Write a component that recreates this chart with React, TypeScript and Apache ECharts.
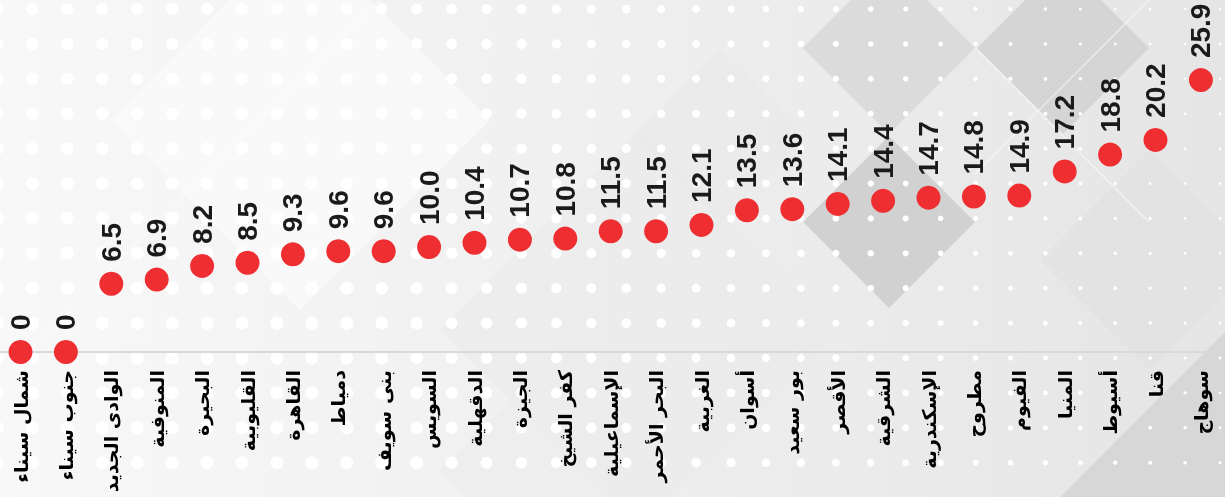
import React, { useEffect, useRef } from "react";
import * as echarts from "echarts";

const categories: string[] = [
  "شمال سيناء",
  "جنوب سيناء",
  "الوادى الجديد",
  "المنوفية",
  "البحيرة",
  "القليوبية",
  "القاهرة",
  "دمياط",
  "بنى سويف",
  "السويس",
  "الدقهلية",
  "الجيزة",
  "كفر الشيخ",
  "الإسماعيلية",
  "البحر الأحمر",
  "الغربية",
  "أسوان",
  "بور سعيد",
  "الأقصر",
  "الشرقية",
  "الإسكندرية",
  "مطروح",
  "الفيوم",
  "المنيا",
  "أسيوط",
  "قنا",
  "سوهاج",
];

const values: number[] = [
  0, 0, 6.5, 6.9, 8.2, 8.5, 9.3, 9.6, 9.6, 10.0, 10.4, 10.7, 10.8, 11.5, 11.5,
  12.1, 13.5, 13.6, 14.1, 14.4, 14.7, 14.8, 14.9, 17.2, 18.8, 20.2, 25.9,
];

const W = 1225;
const H = 497;

function diamond(cx: number, cy: number, h: number, fill: string, opacity = 1) {
  return {
    type: "polygon",
    silent: true,
    z: -100,
    shape: {
      points: [
        [cx, cy - h],
        [cx + h, cy],
        [cx, cy + h],
        [cx - h, cy],
      ],
    },
    style: { fill, opacity },
  };
}

function buildBackground(): any[] {
  const els: any[] = [];
  els.push({
    type: "rect",
    silent: true,
    z: -110,
    shape: { x: 0, y: 0, width: W, height: H },
    style: {
      fill: new echarts.graphic.LinearGradient(0, 0, 1, 0, [
        { offset: 0, color: "#f8f8f8" },
        { offset: 0.45, color: "#f0f0f0" },
        { offset: 1, color: "#e5e5e5" },
      ]),
    },
  });
  // faint large shapes
  els.push(diamond(300, 120, 190, "#fbfbfb", 0.7));
  els.push(diamond(640, 330, 200, "#eaeaea", 0.5));
  els.push(diamond(720, 135, 86, "#e9e9e9", 0.7));
  els.push(diamond(560, 470, 120, "#ededed", 0.6));
  els.push(diamond(1150, 260, 110, "#e1e1e1", 0.6));
  // darker diamonds
  els.push(diamond(889, 48, 86, "#dbdbdb"));
  els.push(diamond(889, 222, 86, "#d1d1d1"));
  els.push(diamond(1063, 48, 86, "#d5d5d5"));
  els.push(diamond(1225, 497, 165, "#d7d7d7"));
  // thin white diagonal lines
  const lines = [
    [0, 380, 380, 0],
    [975, 48, 1149, 222],
    [1149, 0, 975, 174],
  ];
  lines.forEach(([x1, y1, x2, y2]) =>
    els.push({
      type: "line",
      silent: true,
      z: -90,
      shape: { x1, y1, x2, y2 },
      style: { stroke: "#ffffff", lineWidth: 1.2, opacity: 0.6 },
    })
  );
  // dot grid
  for (let r = 0; r < 14; r++) {
    const y = 9 + r * 34.9;
    for (let c = 0; c < 36; c++) {
      const x = -2.5 + c * 34.93;
      let rad = 6.5 - 0.006 * Math.max(0, x - 330) + 0.002 * (y - 250);
      rad = Math.max(1.3, Math.min(6.5, rad));
      els.push({
        type: "circle",
        silent: true,
        z: -80,
        shape: { cx: x, cy: y, r: rad },
        style: { fill: "#ffffff" },
      });
    }
  }
  return els;
}

export default function App() {
  const ref = useRef<HTMLDivElement>(null);

  useEffect(() => {
    if (!ref.current) return;
    const chart = echarts.init(ref.current, undefined, { renderer: "svg" });
    chart.setOption({
      animation: false,
      graphic: { elements: buildBackground() },
      grid: {
        left: -2.2,
        right: 1.4,
        top: 37,
        bottom: 145,
        containLabel: false,
        outerBoundsMode: "none",
      },
      xAxis: {
        type: "category",
        data: categories,
        boundaryGap: true,
        axisTick: { show: false },
        axisLine: { show: true, lineStyle: { color: "#d9d9d9", width: 2 } },
        splitLine: { show: false },
        axisLabel: {
          interval: 0,
          rotate: 90,
          margin: 18,
          fontSize: 19,
          fontWeight: "bold",
          color: "#000000",
          fontFamily: "'DejaVu Sans', sans-serif",
        },
      },
      yAxis: {
        type: "value",
        min: 0,
        max: 30,
        show: false,
        splitLine: { show: false },
      },
      series: [
        {
          type: "scatter",
          data: values,
          symbol: "circle",
          symbolSize: 24,
          itemStyle: { color: "#ee2e31", opacity: 1 },
          label: {
            show: true,
            position: "top",
            distance: 10,
            rotate: 90,
            align: "left",
            verticalAlign: "middle",
            fontSize: 28,
            fontWeight: "bold",
            color: "#1a1a1a",
            opacity: 1,
            fontFamily: "'Liberation Sans', Arial, sans-serif",
            formatter: (p: any) => (p.value === 0 ? "0" : Number(p.value).toFixed(1)),
          },
        },
      ],
    });
    return () => chart.dispose();
  }, []);

  return (
    <div
      ref={ref}
      style={{ position: "fixed", left: 0, top: 0, width: W, height: H }}
    />
  );
}
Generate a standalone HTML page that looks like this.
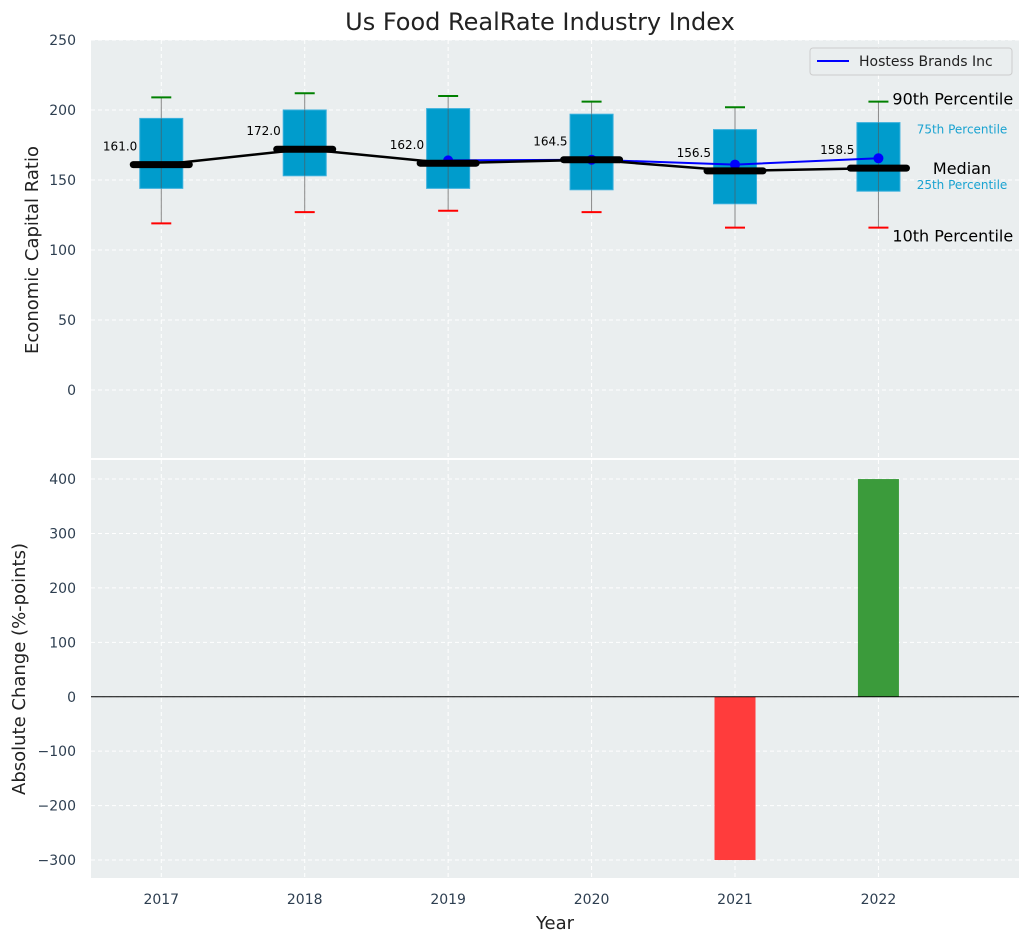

[WORK TO COMPLETE]: Pull out and copy each line containing the string "that".

[ANSWER FOR THE TASK]:
Write a component that recreates this chart with React, TypeScript and Apache ECharts.
Generate a standalone HTML page that looks like this.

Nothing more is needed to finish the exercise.